What do you think of when you hear the word “fasting”? If you are like me, you almost instantly correlate fasting with going without food. When we hear a pastor or leader suggest fasting, we typically think of meals we’ll have to skip in order to hear from God. However, I am here to tell you fasting is much broader than that.
My First Experience with Fasting
When I was growing up, I participated in something called the 30 Hour Famine, a World Vision initiative that helps feed starving children all over the world. The goal was to raise funds to fight childhood hunger and then, to identify with the hungry children we were helping, we fasted from food for thirty hours. During that time, we hung out with friends, learned more about the initiative, and only consumed drinks like water and juice. The idea and the fellowship were both great. Plus, our efforts supported a worthy cause. There was just one problem: as a result of the event, my vision of fasting involved simply food; and worse than that, I didn’t focus on growing in my relationship with Jesus during the thirty-hour fast.
What’s the Purpose of Fasting?
There is a better way. Biblically fasting can mean going without a myriad of things—your phone, social media, coffee, tv, video games, reading, etc. One prominent twentieth-century minister, Dr. Martyn Lloyd-Jones, once said, “Fasting should really be made to include abstinence from anything which is legitimate in and of itself for the sake of some special spiritual purpose.”
In other words: the goal of fasting is to grow closer to God by turning our focus and trust to him rather than the thing or things we are fasting from. So, when I fast from social media, each time I think about the news or updates I am missing out on, it’s a reminder to turn to the Lord. It’s a reminder that I am satisfied in him alone. Rather than focusing on my social media feed, I should focus on what—or who—I should turn to: Jesus.
Fasting is a tool to help you understand how much you have allowed (fill in the blank) to consume you and be your god. It has everything to do with the desire of our hearts,
not just our stomach and its desires, and it creates a time for us to put on more of Jesus and put off things that get in the way of that (Eph. 4:22-24). In order to renew our minds like Paul speaks of in Ephesians, though, we must first put off the old self—the self that goes to food, media, culture, etc. for satisfaction. Fasting, then, allows us to see the ways in which we are living as people who aren’t redeemed and made new in Christ. It allows us to recenter ourselves on Christ—renew our minds and put on the new self, as Paul commends.
4 Simple Steps
So, what is it that you find yourself doing too often? What do you find yourself desiring more than Jesus? What is something that you could use a break from to more firmly root your satisfaction in Christ alone?
Here are a few simple steps that can help you think through fasting:
- Start Small
- Set fasting goals that are achievable. Instead of thirty days, start with something small like two or three days. It does not have to be from your phone entirely, maybe the app you use the most. Set a fasting goal that you can actually accomplish.

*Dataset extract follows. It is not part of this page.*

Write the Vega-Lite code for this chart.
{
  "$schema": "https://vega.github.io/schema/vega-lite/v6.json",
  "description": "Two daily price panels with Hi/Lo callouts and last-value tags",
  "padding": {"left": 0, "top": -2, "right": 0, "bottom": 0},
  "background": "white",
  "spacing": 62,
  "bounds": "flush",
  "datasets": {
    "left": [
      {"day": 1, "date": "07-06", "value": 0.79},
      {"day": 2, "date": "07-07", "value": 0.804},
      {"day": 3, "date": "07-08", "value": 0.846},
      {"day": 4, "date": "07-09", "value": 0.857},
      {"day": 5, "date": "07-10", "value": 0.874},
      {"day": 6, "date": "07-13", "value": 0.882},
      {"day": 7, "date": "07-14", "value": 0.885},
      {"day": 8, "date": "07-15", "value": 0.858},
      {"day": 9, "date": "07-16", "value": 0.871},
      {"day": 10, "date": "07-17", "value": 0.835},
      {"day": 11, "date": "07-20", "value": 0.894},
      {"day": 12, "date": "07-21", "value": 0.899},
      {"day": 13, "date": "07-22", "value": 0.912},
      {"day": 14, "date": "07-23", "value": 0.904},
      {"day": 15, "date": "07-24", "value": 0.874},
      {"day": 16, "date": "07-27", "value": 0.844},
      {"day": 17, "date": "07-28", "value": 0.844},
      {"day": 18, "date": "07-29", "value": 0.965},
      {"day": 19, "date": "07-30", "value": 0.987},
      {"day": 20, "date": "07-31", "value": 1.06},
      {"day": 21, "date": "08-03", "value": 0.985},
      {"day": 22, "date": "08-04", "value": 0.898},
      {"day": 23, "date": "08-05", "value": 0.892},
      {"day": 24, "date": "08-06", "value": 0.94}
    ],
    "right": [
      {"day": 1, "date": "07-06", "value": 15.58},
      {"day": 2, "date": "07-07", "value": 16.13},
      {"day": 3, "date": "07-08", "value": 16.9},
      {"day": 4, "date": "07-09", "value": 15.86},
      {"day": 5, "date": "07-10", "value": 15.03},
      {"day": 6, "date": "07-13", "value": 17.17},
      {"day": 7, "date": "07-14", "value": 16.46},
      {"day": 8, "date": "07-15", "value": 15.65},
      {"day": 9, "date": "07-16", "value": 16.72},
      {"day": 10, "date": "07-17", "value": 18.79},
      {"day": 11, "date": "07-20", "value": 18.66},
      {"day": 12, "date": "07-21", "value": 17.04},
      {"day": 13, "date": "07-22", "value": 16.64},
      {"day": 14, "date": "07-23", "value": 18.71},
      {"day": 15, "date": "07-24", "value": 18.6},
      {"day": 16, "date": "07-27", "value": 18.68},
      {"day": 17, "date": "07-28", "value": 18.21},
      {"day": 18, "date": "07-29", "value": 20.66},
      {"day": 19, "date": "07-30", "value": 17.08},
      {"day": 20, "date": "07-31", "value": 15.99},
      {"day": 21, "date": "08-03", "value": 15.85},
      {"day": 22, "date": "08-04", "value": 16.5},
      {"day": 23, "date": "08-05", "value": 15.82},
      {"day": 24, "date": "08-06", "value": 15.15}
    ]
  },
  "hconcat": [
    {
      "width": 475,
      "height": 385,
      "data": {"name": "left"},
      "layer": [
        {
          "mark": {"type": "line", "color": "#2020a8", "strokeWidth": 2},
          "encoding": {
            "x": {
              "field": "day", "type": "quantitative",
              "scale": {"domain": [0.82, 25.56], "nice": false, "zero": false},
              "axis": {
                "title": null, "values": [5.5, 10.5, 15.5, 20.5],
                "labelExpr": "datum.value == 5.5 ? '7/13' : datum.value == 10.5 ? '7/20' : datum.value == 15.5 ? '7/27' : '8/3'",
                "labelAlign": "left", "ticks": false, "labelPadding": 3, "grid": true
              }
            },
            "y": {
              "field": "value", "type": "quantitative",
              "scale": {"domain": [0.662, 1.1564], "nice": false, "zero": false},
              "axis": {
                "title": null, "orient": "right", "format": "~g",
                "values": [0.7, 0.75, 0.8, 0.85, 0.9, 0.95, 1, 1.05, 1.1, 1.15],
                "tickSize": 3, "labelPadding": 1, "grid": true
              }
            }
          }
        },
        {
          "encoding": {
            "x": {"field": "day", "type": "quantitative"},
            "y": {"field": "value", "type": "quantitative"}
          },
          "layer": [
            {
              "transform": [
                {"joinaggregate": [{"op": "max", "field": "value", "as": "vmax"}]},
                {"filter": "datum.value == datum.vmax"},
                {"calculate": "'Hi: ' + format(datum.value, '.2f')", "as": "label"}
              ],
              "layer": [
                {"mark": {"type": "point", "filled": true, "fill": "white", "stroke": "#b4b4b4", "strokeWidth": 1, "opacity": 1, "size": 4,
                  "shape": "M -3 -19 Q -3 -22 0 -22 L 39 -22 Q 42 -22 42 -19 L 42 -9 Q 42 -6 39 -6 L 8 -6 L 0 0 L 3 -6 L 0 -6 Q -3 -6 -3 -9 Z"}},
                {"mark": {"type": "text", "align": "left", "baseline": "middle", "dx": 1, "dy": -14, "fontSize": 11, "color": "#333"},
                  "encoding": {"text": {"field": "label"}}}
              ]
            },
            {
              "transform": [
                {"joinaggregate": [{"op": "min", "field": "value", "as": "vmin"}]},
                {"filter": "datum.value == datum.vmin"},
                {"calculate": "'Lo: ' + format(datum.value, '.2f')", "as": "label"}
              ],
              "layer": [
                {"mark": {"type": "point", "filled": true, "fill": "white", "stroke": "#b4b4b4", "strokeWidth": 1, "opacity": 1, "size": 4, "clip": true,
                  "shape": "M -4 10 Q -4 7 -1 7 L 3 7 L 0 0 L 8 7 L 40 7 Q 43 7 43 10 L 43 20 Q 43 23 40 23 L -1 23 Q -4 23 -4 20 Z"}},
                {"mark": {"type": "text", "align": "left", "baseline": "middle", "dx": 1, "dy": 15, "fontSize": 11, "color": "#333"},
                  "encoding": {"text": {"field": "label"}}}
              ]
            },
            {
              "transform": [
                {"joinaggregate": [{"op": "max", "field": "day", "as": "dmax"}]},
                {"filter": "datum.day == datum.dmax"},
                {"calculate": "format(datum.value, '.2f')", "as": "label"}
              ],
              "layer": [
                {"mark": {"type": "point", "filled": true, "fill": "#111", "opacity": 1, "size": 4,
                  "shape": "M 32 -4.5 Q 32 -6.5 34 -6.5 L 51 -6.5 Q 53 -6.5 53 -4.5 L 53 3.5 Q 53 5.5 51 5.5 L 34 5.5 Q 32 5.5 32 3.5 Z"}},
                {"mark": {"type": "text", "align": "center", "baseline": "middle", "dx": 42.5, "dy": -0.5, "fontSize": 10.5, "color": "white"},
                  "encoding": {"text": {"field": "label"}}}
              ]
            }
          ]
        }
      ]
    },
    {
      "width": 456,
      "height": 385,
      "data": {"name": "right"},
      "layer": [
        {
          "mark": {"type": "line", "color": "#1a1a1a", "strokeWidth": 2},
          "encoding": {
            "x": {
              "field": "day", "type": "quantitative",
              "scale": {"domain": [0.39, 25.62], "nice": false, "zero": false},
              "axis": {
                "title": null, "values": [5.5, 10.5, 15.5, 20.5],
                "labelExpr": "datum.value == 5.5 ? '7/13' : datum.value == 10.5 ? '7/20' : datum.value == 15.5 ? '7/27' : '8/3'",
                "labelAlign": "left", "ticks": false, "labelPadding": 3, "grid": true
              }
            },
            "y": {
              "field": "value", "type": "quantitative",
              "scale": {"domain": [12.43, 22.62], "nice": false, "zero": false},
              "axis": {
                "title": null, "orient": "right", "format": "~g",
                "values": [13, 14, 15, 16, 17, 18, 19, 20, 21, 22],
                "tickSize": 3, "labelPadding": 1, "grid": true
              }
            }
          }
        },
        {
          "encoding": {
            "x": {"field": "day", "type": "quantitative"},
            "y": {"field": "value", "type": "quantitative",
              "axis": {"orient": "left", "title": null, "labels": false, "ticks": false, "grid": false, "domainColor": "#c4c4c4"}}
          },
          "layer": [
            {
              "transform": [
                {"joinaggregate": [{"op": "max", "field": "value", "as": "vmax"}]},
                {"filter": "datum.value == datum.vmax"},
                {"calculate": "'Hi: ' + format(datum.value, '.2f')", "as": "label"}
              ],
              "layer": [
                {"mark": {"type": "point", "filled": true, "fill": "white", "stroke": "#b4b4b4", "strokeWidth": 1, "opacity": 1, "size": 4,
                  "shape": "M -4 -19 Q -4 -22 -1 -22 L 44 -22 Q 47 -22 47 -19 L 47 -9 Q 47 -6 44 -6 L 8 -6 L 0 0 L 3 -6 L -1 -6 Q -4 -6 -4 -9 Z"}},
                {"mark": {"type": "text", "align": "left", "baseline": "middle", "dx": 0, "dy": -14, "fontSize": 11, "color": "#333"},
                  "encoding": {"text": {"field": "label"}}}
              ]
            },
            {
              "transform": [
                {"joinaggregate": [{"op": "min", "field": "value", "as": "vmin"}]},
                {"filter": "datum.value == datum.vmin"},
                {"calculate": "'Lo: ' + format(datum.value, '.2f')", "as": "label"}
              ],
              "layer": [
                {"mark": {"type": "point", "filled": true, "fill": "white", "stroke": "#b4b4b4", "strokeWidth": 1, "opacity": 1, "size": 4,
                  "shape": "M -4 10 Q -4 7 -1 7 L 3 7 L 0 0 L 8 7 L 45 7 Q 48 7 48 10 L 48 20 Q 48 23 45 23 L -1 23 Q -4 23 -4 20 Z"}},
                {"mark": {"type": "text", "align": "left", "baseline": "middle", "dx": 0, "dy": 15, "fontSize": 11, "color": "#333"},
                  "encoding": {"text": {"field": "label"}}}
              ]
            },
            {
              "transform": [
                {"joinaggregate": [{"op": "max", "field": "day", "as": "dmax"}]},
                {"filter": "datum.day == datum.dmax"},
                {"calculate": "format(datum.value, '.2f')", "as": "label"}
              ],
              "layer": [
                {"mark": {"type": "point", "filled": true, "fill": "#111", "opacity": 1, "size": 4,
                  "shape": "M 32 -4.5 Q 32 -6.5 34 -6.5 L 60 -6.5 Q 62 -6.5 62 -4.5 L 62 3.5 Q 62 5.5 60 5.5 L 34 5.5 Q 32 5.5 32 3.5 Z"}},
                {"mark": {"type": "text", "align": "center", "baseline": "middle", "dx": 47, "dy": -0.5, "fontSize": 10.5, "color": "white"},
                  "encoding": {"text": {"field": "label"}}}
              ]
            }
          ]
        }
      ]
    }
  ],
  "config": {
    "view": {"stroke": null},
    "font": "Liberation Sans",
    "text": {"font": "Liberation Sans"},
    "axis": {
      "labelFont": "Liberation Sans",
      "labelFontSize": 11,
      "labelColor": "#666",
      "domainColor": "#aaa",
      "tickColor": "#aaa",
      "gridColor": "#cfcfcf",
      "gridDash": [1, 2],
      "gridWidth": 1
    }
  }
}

- Plan what you will do instead
- Try different forms of fasting
- Consider fasting together with your family, Small Group, or other church members. Do you share together in some special need for God’s wisdom and guidance? Fasting does not have to be just you against your goal; it can be a communal practice.
- Don’t mind the elephant in the room
- Do not dwell on the fact that you are fasting. The goal is for you to dwell in the presence of Jesus more. To understand your need for him over anything else. Try not to focus on whatever it is that you are fasting from.